## [JOB]
Exactly repeat the material, dropping only the pictures.

— Start —

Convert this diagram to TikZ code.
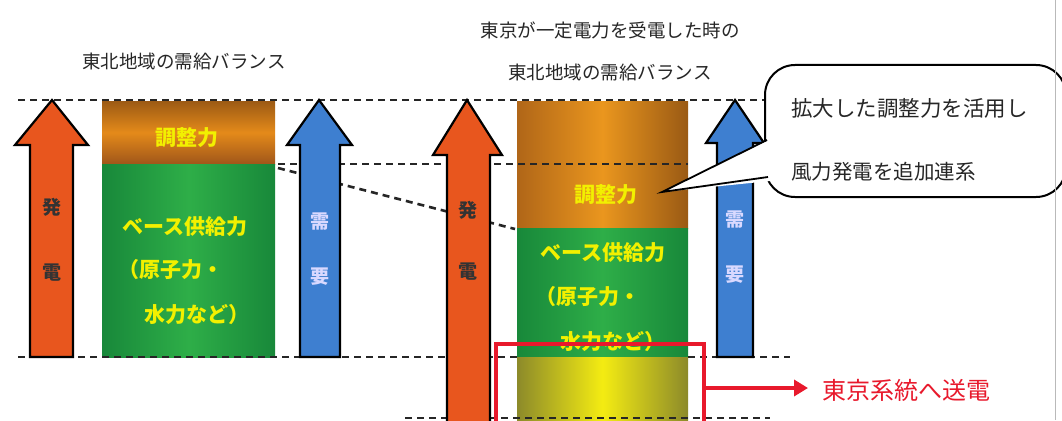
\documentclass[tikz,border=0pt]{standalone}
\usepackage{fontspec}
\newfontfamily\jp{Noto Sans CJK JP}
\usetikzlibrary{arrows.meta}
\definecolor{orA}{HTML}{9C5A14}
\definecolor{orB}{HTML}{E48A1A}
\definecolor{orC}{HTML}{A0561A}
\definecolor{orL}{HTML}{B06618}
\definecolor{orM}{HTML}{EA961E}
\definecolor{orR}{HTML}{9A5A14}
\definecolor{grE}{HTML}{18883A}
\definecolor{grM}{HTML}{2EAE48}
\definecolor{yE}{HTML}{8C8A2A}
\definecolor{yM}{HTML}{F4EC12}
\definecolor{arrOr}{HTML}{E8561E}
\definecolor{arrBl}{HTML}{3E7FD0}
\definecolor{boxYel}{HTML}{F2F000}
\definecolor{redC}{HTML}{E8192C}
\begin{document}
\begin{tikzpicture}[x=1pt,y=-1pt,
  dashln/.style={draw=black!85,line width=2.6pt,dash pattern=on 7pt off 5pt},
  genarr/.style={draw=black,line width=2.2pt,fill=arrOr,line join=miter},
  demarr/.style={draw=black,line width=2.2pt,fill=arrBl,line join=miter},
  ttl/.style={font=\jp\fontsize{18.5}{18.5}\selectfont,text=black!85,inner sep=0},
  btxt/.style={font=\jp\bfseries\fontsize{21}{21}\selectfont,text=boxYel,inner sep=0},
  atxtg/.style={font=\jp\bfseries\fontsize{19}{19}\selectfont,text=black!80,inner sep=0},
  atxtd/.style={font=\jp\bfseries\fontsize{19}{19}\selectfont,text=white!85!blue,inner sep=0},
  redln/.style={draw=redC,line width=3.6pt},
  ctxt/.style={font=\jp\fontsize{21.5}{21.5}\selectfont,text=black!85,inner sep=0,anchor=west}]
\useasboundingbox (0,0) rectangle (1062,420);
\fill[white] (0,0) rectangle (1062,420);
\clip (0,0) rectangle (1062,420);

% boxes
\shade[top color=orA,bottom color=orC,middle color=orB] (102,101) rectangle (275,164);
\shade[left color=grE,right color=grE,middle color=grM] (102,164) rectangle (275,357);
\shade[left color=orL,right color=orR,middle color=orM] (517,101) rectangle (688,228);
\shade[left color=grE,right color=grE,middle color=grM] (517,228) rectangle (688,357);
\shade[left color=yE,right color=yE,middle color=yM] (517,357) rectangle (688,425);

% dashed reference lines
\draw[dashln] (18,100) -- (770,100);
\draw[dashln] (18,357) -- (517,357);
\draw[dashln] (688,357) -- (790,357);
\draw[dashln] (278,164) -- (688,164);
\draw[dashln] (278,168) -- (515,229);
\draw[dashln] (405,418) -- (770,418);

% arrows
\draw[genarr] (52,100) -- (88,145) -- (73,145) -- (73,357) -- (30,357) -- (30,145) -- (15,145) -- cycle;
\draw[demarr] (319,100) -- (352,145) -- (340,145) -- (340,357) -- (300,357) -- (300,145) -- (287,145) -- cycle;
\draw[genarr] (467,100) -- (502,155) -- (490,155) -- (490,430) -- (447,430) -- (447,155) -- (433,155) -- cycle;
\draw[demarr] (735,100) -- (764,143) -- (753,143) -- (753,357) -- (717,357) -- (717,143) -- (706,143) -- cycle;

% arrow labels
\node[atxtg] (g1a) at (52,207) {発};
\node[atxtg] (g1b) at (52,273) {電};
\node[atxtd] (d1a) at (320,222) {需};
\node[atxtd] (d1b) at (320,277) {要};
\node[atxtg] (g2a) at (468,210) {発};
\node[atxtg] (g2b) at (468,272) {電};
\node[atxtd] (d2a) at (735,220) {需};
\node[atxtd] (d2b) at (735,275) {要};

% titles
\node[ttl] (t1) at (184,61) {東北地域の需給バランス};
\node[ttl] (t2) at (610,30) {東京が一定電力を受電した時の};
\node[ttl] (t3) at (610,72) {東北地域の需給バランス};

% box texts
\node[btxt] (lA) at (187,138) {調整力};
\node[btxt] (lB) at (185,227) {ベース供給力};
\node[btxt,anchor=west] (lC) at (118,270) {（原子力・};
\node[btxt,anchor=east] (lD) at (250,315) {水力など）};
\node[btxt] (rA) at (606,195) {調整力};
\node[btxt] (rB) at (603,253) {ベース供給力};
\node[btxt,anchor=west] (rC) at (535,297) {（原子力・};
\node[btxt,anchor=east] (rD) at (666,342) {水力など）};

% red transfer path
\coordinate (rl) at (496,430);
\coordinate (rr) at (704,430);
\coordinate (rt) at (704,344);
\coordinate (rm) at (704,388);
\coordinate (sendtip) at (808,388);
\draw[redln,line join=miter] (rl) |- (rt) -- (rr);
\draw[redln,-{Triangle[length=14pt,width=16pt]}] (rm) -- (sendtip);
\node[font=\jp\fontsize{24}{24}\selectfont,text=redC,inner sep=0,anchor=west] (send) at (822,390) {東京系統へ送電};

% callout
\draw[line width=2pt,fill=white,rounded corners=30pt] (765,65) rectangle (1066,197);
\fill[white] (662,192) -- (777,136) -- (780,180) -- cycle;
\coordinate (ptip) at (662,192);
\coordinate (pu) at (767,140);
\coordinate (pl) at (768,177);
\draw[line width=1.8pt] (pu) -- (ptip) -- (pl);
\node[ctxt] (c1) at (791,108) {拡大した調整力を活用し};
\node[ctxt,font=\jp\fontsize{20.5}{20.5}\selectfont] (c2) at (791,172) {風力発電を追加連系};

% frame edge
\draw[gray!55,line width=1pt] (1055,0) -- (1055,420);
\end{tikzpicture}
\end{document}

— End —

## [TASK RESPONSE]
Convert this diagram to TikZ code.
\documentclass[tikz,border=0pt]{standalone}
\usepackage{fontspec}
\newfontfamily\jp{Noto Sans CJK JP}
\usetikzlibrary{arrows.meta}
\definecolor{orA}{HTML}{9C5A14}
\definecolor{orB}{HTML}{E48A1A}
\definecolor{orC}{HTML}{A0561A}
\definecolor{orL}{HTML}{B06618}
\definecolor{orM}{HTML}{EA961E}
\definecolor{orR}{HTML}{9A5A14}
\definecolor{grE}{HTML}{18883A}
\definecolor{grM}{HTML}{2EAE48}
\definecolor{yE}{HTML}{8C8A2A}
\definecolor{yM}{HTML}{F4EC12}
\definecolor{arrOr}{HTML}{E8561E}
\definecolor{arrBl}{HTML}{3E7FD0}
\definecolor{boxYel}{HTML}{F2F000}
\definecolor{redC}{HTML}{E8192C}
\begin{document}
\begin{tikzpicture}[x=1pt,y=-1pt,
  dashln/.style={draw=black!85,line width=2.6pt,dash pattern=on 7pt off 5pt},
  genarr/.style={draw=black,line width=2.2pt,fill=arrOr,line join=miter},
  demarr/.style={draw=black,line width=2.2pt,fill=arrBl,line join=miter},
  ttl/.style={font=\jp\fontsize{18.5}{18.5}\selectfont,text=black!85,inner sep=0},
  btxt/.style={font=\jp\bfseries\fontsize{21}{21}\selectfont,text=boxYel,inner sep=0},
  atxtg/.style={font=\jp\bfseries\fontsize{19}{19}\selectfont,text=black!80,inner sep=0},
  atxtd/.style={font=\jp\bfseries\fontsize{19}{19}\selectfont,text=white!85!blue,inner sep=0},
  redln/.style={draw=redC,line width=3.6pt},
  ctxt/.style={font=\jp\fontsize{21.5}{21.5}\selectfont,text=black!85,inner sep=0,anchor=west}]
\useasboundingbox (0,0) rectangle (1062,420);
\fill[white] (0,0) rectangle (1062,420);
\clip (0,0) rectangle (1062,420);

% boxes
\shade[top color=orA,bottom color=orC,middle color=orB] (102,101) rectangle (275,164);
\shade[left color=grE,right color=grE,middle color=grM] (102,164) rectangle (275,357);
\shade[left color=orL,right color=orR,middle color=orM] (517,101) rectangle (688,228);
\shade[left color=grE,right color=grE,middle color=grM] (517,228) rectangle (688,357);
\shade[left color=yE,right color=yE,middle color=yM] (517,357) rectangle (688,425);

% dashed reference lines
\draw[dashln] (18,100) -- (770,100);
\draw[dashln] (18,357) -- (517,357);
\draw[dashln] (688,357) -- (790,357);
\draw[dashln] (278,164) -- (688,164);
\draw[dashln] (278,168) -- (515,229);
\draw[dashln] (405,418) -- (770,418);

% arrows
\draw[genarr] (52,100) -- (88,145) -- (73,145) -- (73,357) -- (30,357) -- (30,145) -- (15,145) -- cycle;
\draw[demarr] (319,100) -- (352,145) -- (340,145) -- (340,357) -- (300,357) -- (300,145) -- (287,145) -- cycle;
\draw[genarr] (467,100) -- (502,155) -- (490,155) -- (490,430) -- (447,430) -- (447,155) -- (433,155) -- cycle;
\draw[demarr] (735,100) -- (764,143) -- (753,143) -- (753,357) -- (717,357) -- (717,143) -- (706,143) -- cycle;

% arrow labels
\node[atxtg] (g1a) at (52,207) {発};
\node[atxtg] (g1b) at (52,273) {電};
\node[atxtd] (d1a) at (320,222) {需};
\node[atxtd] (d1b) at (320,277) {要};
\node[atxtg] (g2a) at (468,210) {発};
\node[atxtg] (g2b) at (468,272) {電};
\node[atxtd] (d2a) at (735,220) {需};
\node[atxtd] (d2b) at (735,275) {要};

% titles
\node[ttl] (t1) at (184,61) {東北地域の需給バランス};
\node[ttl] (t2) at (610,30) {東京が一定電力を受電した時の};
\node[ttl] (t3) at (610,72) {東北地域の需給バランス};

% box texts
\node[btxt] (lA) at (187,138) {調整力};
\node[btxt] (lB) at (185,227) {ベース供給力};
\node[btxt,anchor=west] (lC) at (118,270) {（原子力・};
\node[btxt,anchor=east] (lD) at (250,315) {水力など）};
\node[btxt] (rA) at (606,195) {調整力};
\node[btxt] (rB) at (603,253) {ベース供給力};
\node[btxt,anchor=west] (rC) at (535,297) {（原子力・};
\node[btxt,anchor=east] (rD) at (666,342) {水力など）};

% red transfer path
\coordinate (rl) at (496,430);
\coordinate (rr) at (704,430);
\coordinate (rt) at (704,344);
\coordinate (rm) at (704,388);
\coordinate (sendtip) at (808,388);
\draw[redln,line join=miter] (rl) |- (rt) -- (rr);
\draw[redln,-{Triangle[length=14pt,width=16pt]}] (rm) -- (sendtip);
\node[font=\jp\fontsize{24}{24}\selectfont,text=redC,inner sep=0,anchor=west] (send) at (822,390) {東京系統へ送電};

% callout
\draw[line width=2pt,fill=white,rounded corners=30pt] (765,65) rectangle (1066,197);
\fill[white] (662,192) -- (777,136) -- (780,180) -- cycle;
\coordinate (ptip) at (662,192);
\coordinate (pu) at (767,140);
\coordinate (pl) at (768,177);
\draw[line width=1.8pt] (pu) -- (ptip) -- (pl);
\node[ctxt] (c1) at (791,108) {拡大した調整力を活用し};
\node[ctxt,font=\jp\fontsize{20.5}{20.5}\selectfont] (c2) at (791,172) {風力発電を追加連系};

% frame edge
\draw[gray!55,line width=1pt] (1055,0) -- (1055,420);
\end{tikzpicture}
\end{document}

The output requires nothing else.